As the story in the movie moves forward, the red cloud becomes more than backdrop. It is a character itself, suffocating yet beautiful. We begin to wonder whether it represents time, death, sin, or something more elemental. Like guilt, maybe. Or grief. It hovers above everything, like the ache that never quite leaves even on our brightest days. Or maybe it is all just a simulation, and the creator is running experiments. There are moments in Myth of Man we may feel like watching someone else's dream, also feel it is our as well. That is the strange paradox of great art. It is deeply personal and somehow universal. We recognize ourselves in the stranger's silence, in Ella’s quiet resolve, in the strange, broken city she traverses. And maybe that was the point. That in a world where people no longer speak, they still reach for each other. They still try to make meaning. They still believe that songs matter. That beauty has weight. That love, even in a whisper, echoes. We see the world through Ella eyes and her journey, yet we do know others within the world able to speak and hear.

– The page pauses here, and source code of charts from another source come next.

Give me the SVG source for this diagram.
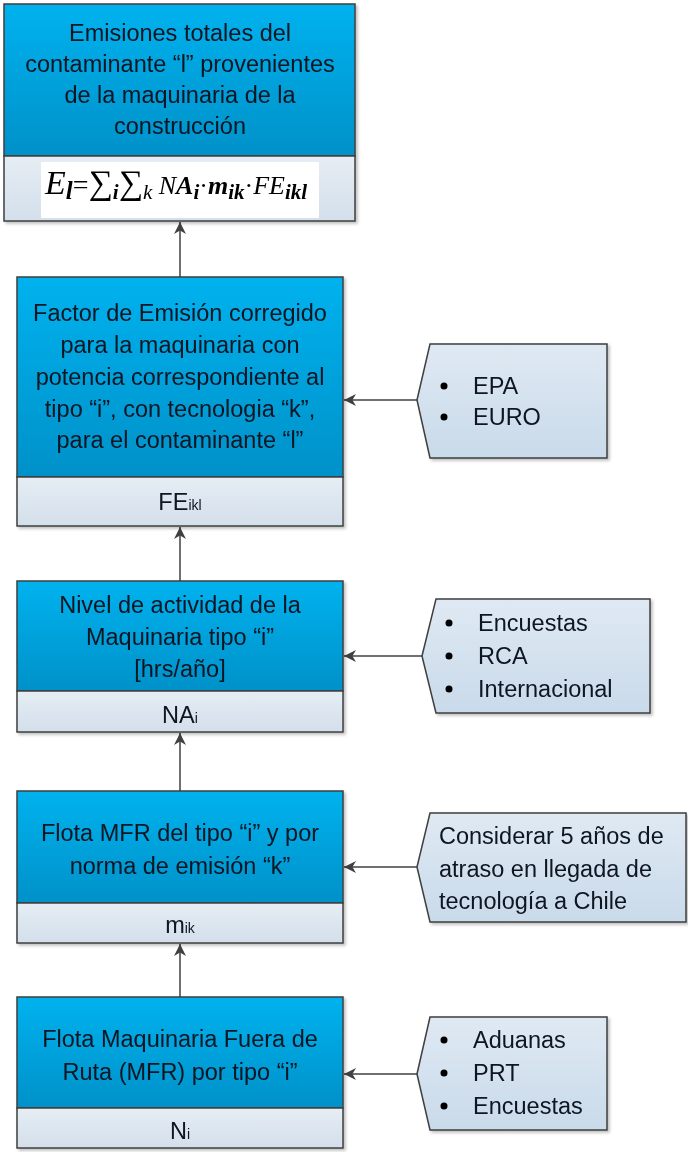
<svg xmlns="http://www.w3.org/2000/svg" width="688" height="1152" viewBox="0 0 688 1152">
<defs>
<linearGradient id="gBlue" x1="0" y1="0" x2="0" y2="1">
<stop offset="0" stop-color="#00B2EE"/>
<stop offset="1" stop-color="#0091C9"/>
</linearGradient>
<linearGradient id="gGray" x1="0" y1="0" x2="0" y2="1">
<stop offset="0" stop-color="#E6EDF4"/>
<stop offset="1" stop-color="#D3DFEB"/>
</linearGradient>
<linearGradient id="gCall" x1="0" y1="0" x2="0" y2="1">
<stop offset="0" stop-color="#DFE9F3"/>
<stop offset="1" stop-color="#C9DAEA"/>
</linearGradient>
<filter id="sh" x="-5%" y="-5%" width="115%" height="115%">
<feDropShadow dx="2" dy="2" stdDeviation="1.5" flood-color="#000" flood-opacity="0.25"/>
</filter>
<marker id="ah" viewBox="0 0 10 10" refX="10" refY="5" markerWidth="6" markerHeight="6" orient="auto">
<path d="M0,0 L10,5 L0,10 L3,5 Z" fill="#404040"/>
</marker>
</defs>
<style>
.blue{fill:url(#gBlue);stroke:#3F3F3F;stroke-width:1.5}
.gray{fill:url(#gGray);stroke:#3F3F3F;stroke-width:1.5}
.call{fill:url(#gCall);stroke:#3F3F3F;stroke-width:1.5}
.t{font-family:"Liberation Sans",Arial,sans-serif;font-size:23.5px;fill:#0d1420;text-anchor:middle}
.c{font-family:"Liberation Sans",Arial,sans-serif;font-size:23.5px;fill:#0d1420}
.sub{font-size:14px}
.f{font-family:"Liberation Serif","Times New Roman",serif;font-style:italic;fill:#000}
.conn{stroke:#707070;stroke-width:2;fill:none;marker-end:url(#ah)}
</style>

<g id="connectors">
<line class="conn" x1="180" y1="277" x2="180" y2="222"/>
<line class="conn" x1="180" y1="581" x2="180" y2="527"/>
<line class="conn" x1="180" y1="791" x2="180" y2="733"/>
<line class="conn" x1="180" y1="997" x2="180" y2="944"/>
<line class="conn" x1="417" y1="400" x2="344" y2="400"/>
<line class="conn" x1="422" y1="656" x2="344" y2="656"/>
<line class="conn" x1="417" y1="867" x2="344" y2="867"/>
<line class="conn" x1="417" y1="1074" x2="344" y2="1074"/>
</g>

<g id="node-emisiones" filter="url(#sh)">
<rect class="blue" x="4" y="4" width="351" height="152"/>
<rect class="gray" x="4" y="156" width="351" height="65"/>
<rect x="41" y="162" width="278" height="56" fill="#fff"/>
<text class="t" x="180" y="41">Emisiones totales del</text>
<text class="t" x="180" y="72">contaminante “l” provenientes</text>
<text class="t" x="180" y="103">de la maquinaria de la</text>
<text class="t" x="180" y="134">construcción</text>
<text class="f" x="45" y="194"><tspan font-size="34">E</tspan><tspan font-size="25" dy="5" font-weight="bold">l</tspan><tspan font-size="28" dy="-5" font-style="normal">=</tspan><tspan font-size="34" font-style="normal">∑</tspan><tspan font-size="21" dy="5" font-weight="bold">i</tspan><tspan font-size="34" dy="-5" font-style="normal">∑</tspan><tspan font-size="21" dy="5">k</tspan><tspan font-size="26" dy="-5"> N</tspan><tspan font-size="26" font-weight="bold">A</tspan><tspan font-size="21" dy="5" font-weight="bold">i</tspan><tspan font-size="26" dy="-5" font-style="normal">·</tspan><tspan font-size="26" font-weight="bold">m</tspan><tspan font-size="21" dy="5" font-weight="bold">ik</tspan><tspan font-size="26" dy="-5" font-style="normal">·</tspan><tspan font-size="26">FE</tspan><tspan font-size="21" dy="5" font-weight="bold">ikl</tspan></text>
</g>

<g id="node-factor" filter="url(#sh)">
<rect class="blue" x="17" y="277" width="326" height="200"/>
<rect class="gray" x="17" y="477" width="326" height="49"/>
<text class="t" x="180" y="321">Factor de Emisión corregido</text>
<text class="t" x="180" y="353">para la maquinaria con</text>
<text class="t" x="180" y="385">potencia correspondiente al</text>
<text class="t" x="180" y="417">tipo “i”, con tecnologia “k”,</text>
<text class="t" x="180" y="448">para el contaminante “l”</text>
<text class="t" x="180" y="510">FE<tspan class="sub">ikl</tspan></text>
</g>

<g id="node-nivel" filter="url(#sh)">
<rect class="blue" x="17" y="581" width="326" height="110"/>
<rect class="gray" x="17" y="691" width="326" height="41"/>
<text class="t" x="180" y="613">Nivel de actividad de la</text>
<text class="t" x="180" y="645">Maquinaria tipo “i”</text>
<text class="t" x="180" y="677">[hrs/año]</text>
<text class="t" x="180" y="723">NA<tspan class="sub">i</tspan></text>
</g>

<g id="node-flota-mfr" filter="url(#sh)">
<rect class="blue" x="17" y="791" width="326" height="112"/>
<rect class="gray" x="17" y="903" width="326" height="40"/>
<text class="t" x="180" y="841">Flota MFR del tipo “i” y por</text>
<text class="t" x="180" y="874">norma de emisión “k”</text>
<text class="t" x="180" y="933">m<tspan class="sub">ik</tspan></text>
</g>

<g id="node-flota-maq" filter="url(#sh)">
<rect class="blue" x="17" y="997" width="326" height="111"/>
<rect class="gray" x="17" y="1108" width="326" height="40"/>
<text class="t" x="180" y="1047">Flota Maquinaria Fuera de</text>
<text class="t" x="180" y="1080">Ruta (MFR) por tipo “i”</text>
<text class="t" x="180" y="1139">N<tspan class="sub">i</tspan></text>
</g>

<g id="callout-epa" filter="url(#sh)">
<path class="call" d="M417,400 L430,344 L607,344 L607,458 L430,458 Z"/>
<circle cx="444" cy="386" r="3.5" fill="#000"/>
<circle cx="444" cy="417" r="3.5" fill="#000"/>
<text class="c" x="473" y="394">EPA</text>
<text class="c" x="473" y="425">EURO</text>
</g>

<g id="callout-encuestas" filter="url(#sh)">
<path class="call" d="M422,656 L436,599 L650,599 L650,713 L436,713 Z"/>
<circle cx="449" cy="623" r="3.5" fill="#000"/>
<circle cx="449" cy="656" r="3.5" fill="#000"/>
<circle cx="449" cy="689" r="3.5" fill="#000"/>
<text class="c" x="478" y="631">Encuestas</text>
<text class="c" x="478" y="664">RCA</text>
<text class="c" x="478" y="697">Internacional</text>
</g>

<g id="callout-atraso" filter="url(#sh)">
<path class="call" d="M417,867 L430,813 L686,813 L686,922 L430,922 Z"/>
<text class="c" x="439" y="844">Considerar 5 años de</text>
<text class="c" x="439" y="877">atraso en llegada de</text>
<text class="c" x="439" y="909">tecnología a Chile</text>
</g>

<g id="callout-aduanas" filter="url(#sh)">
<path class="call" d="M417,1074 L430,1017 L607,1017 L607,1130 L430,1130 Z"/>
<circle cx="444" cy="1040" r="3.5" fill="#000"/>
<circle cx="444" cy="1073" r="3.5" fill="#000"/>
<circle cx="444" cy="1106" r="3.5" fill="#000"/>
<text class="c" x="473" y="1048">Aduanas</text>
<text class="c" x="473" y="1081">PRT</text>
<text class="c" x="473" y="1114">Encuestas</text>
</g>
</svg>
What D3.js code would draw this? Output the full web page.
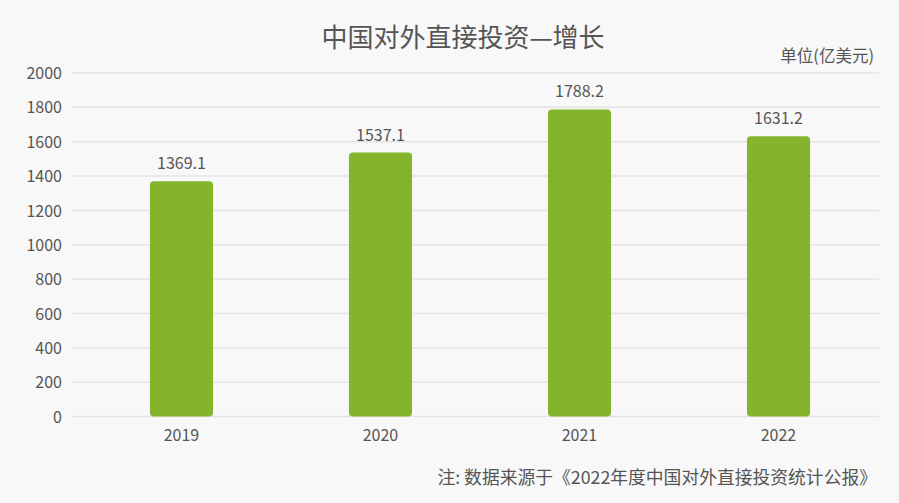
<!DOCTYPE html>
<html><head><meta charset="utf-8">
<script src="https://cdn.jsdelivr.net/npm/d3@7"></script>
<style>
html,body{margin:0;padding:0;background:#f8f8f8;}
text{font-family:"Noto Sans CJK SC","Noto Sans",sans-serif;fill:#555;}
</style></head>
<body><svg id="c" width="899" height="503"></svg>
<script>
const categories = ["2019","2020","2021","2022"];
const values = [1369.1,1537.1,1788.2,1631.2];
const yTicks = [0,200,400,600,800,1000,1200,1400,1600,1800,2000];
const titleText = "中国对外直接投资—增长";
const unitText = "单位(亿美元)";
const noteText = "注: 数据来源于《2022年度中国对外直接投资统计公报》";

const svg = d3.select("#c");
svg.append("rect").attr("width",899).attr("height",503).attr("fill","#f8f8f8");

const x = d3.scaleBand().domain(categories).range([82,878]).paddingInner(0.683).paddingOuter(0.3415);
const y = d3.scaleLinear().domain([0,2000]).range([416.5,73]);

// grid
svg.append("g").selectAll("line").data(yTicks).join("line")
  .attr("x1",72).attr("x2",879)
  .attr("y1",d=>y(d)).attr("y2",d=>y(d))
  .attr("stroke","#e4e4e4").attr("stroke-width",1.5);

// y axis labels
const yAxis = d3.axisLeft(y).tickValues(yTicks).tickFormat(d3.format("d")).tickSize(0).tickPadding(0);
const yg = svg.append("g").attr("transform","translate(62,0)").call(yAxis);
yg.select(".domain").remove();
yg.selectAll("text").style("font-size","16px").attr("fill","#555").attr("dy","0.35em")
  .style("font-family",'"Noto Sans CJK SC","Noto Sans",sans-serif');

// x axis labels
const xAxis = d3.axisBottom(x).tickSize(0).tickPadding(0);
const xg = svg.append("g").attr("transform","translate(0,427)").call(xAxis);
xg.select(".domain").remove();
xg.selectAll("text").style("font-size","16px").attr("fill","#555").attr("dy","0.9em")
  .style("font-family",'"Noto Sans CJK SC","Noto Sans",sans-serif');

// bars
svg.append("g").selectAll("rect").data(values).join("rect")
  .attr("x",(d,i)=>x(categories[i]))
  .attr("width",x.bandwidth())
  .attr("y",d=>y(d))
  .attr("height",d=>y(0)-y(d))
  .attr("rx",4).attr("ry",4)
  .attr("fill","#84b32c");

// value labels
svg.append("g").selectAll("text").data(values).join("text")
  .attr("x",(d,i)=>x(categories[i])+x.bandwidth()/2)
  .attr("y",d=>y(d)-12)
  .attr("text-anchor","middle")
  .style("font-size","16px")
  .text(d=>d.toFixed(1));

// title
svg.append("text").attr("x",463).attr("y",47).attr("text-anchor","middle")
  .style("font-size","26px").text(titleText);

// unit
svg.append("text").attr("x",874).attr("y",62).attr("text-anchor","end")
  .style("font-size","16.5px").text(unitText);

// note
svg.append("text").attr("x",877).attr("y",484).attr("text-anchor","end")
  .style("font-size","17.8px").text(noteText);
</script></body></html>
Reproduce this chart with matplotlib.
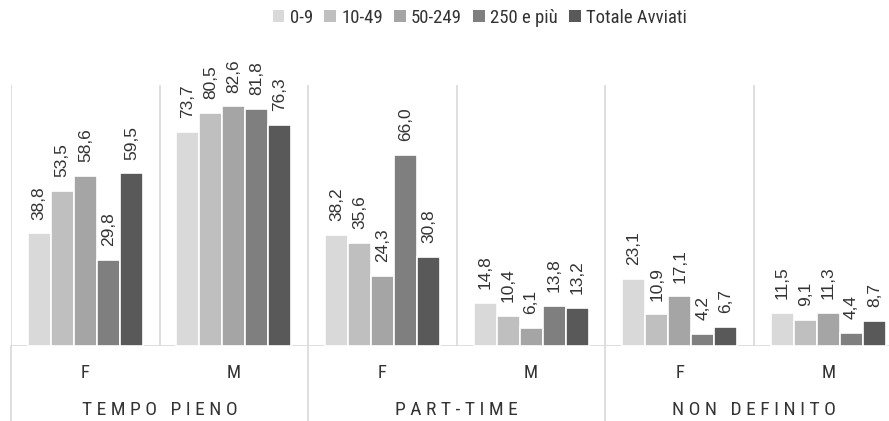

Some viewers may be frustrated by the ambiguity. This is not a film that ties up its themes in neat bows. There’s no final speech, no monologue that tells us what to believe. We may not find clarity in it . But if we are willing to sit in the uncertainty, to let the film do its magic, it will reward us with something more enduring than understanding. I left the film with more questions than answers, but that felt right. What is faith, if not a search that never quite ends? What is art, if not a reaching toward the divine that remains out of reach? In a world inundated with noise, perhaps the most radical thing a filmmaker can do is be quiet. I am sure I will be watching this movie again, and again in the future. I am certain I will arrive at different and perhaps even more meaningful conclusions.

Myth of Man reminds me that silence is not absence. That words, though powerful, are not always necessary. That we can still tell stories with our eyes, our breath, our presence. That meaning can rise out of nothing more than light and music and shadow. This is not a film for everyone, and that too is part of its power. It doesn’t try to please or flatter. It simply is. And in that, it joins the lineage of art that dares to be misunderstood. Creators of the film did a great job presenting an interesting world where viewers have space in as well. For their fears, hopes, silences.

Myth of Man is about the fragile myths we build to make sense of our lives. The myths of meaning, of God, of art, of love. Myths that fall apart. Myths that save us. Myths that, even when broken, are beautiful. I don’t know what you will take from this film. I only know that you will feel something. And in a world grown numb with distraction, that may be the rarest thing of all.